Essential Amino Acids in Vegetables

Closed Up Image of Some Red Japanese Potatoes, an Onion, Potatoes and Broad Beans, High Angle View, Differential Focus
Potatoes, soybeans and an onion on linen. (Image: DAJ/amana images/Getty Images)

Amino acids are the building blocks of protein, used by the body to grow and repair tissue, break down food and carry out many other bodily functions. Of the 21 amino acids, nine are essential, meaning they must be obtained from the diet. These nine are leucine, isoleucine, lysine, tryptophan, histidine, phenylalanine, valine, methionine and threonine. While protein sources such as meat, eggs and dairy are good sources of amino acids, vegetables can also help you meet your daily requirement of these essential nutrients.

Starchy Vegetables

Starchy vegetables such as white potatoes, corn and sweet potatoes are good sources of amino acids in the diet. Like a majority of plant-based foods, starchy vegetables are considered an incomplete protein.
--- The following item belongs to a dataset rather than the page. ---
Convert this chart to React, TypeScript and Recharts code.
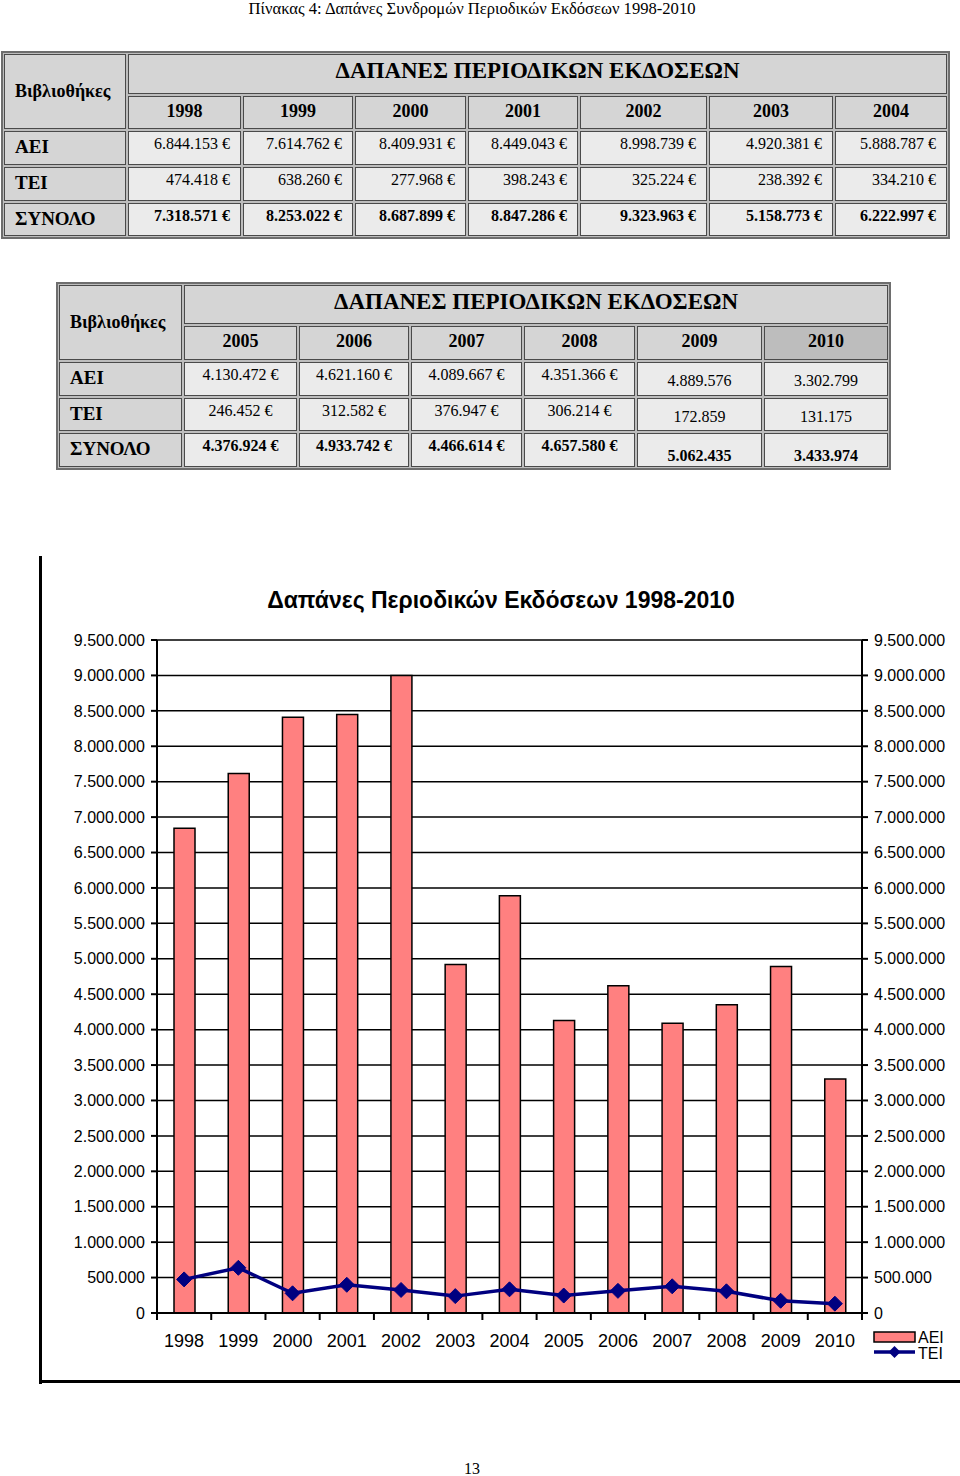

An incomplete protein is a food that is lacking one or more of the nine essential amino acids. Starchy vegetables do not contain the amino acid lysine, which must be obtained from another food in the diet.

Beans and Legumes

Beans and legumes are a good source of vegetable-based amino acids. Some examples of these foods include black beans, kidney beans, peas, lentils, garbanzo beans and peanuts. Beans and legumes contain high levels of the amino acid lysine but do not contain methionine. This is why it is often recommended to consume beans with rice, since grains are high in methionine. This is known as a complementary protein, since each food supplies the amino acid the other lacks. These two foods do not have to be consumed at the same time, but eat them within the same day to reap the benefits of complementary proteins.

Leafy Greens

Leafy green vegetables are sources of a variety of nutrients including amino acids. These vegetables include spinach, kale, romaine, Swiss chard and broccoli. Leafy greens contain higher levels of the amino acids leucine, lysine, phenylalinine and valine. Eating these vegetables along with vegetables that contain higher levels of other amino acids, such as beans, legumes or starchy vegetables, can help you meet the daily requirements for each essential amino acid.

Complete Proteins

While a lot of vegetables are considered incomplete proteins, a few plant-based foods are exceptions to the rule and are complete proteins. Soy can be found in a variety of forms such as whole soybeans, tofu, tempeh, miso and soy milk. Quinoa, a gluten-free pseudo grain, can be eaten and prepared similarly to traditional grains such as rice and barley.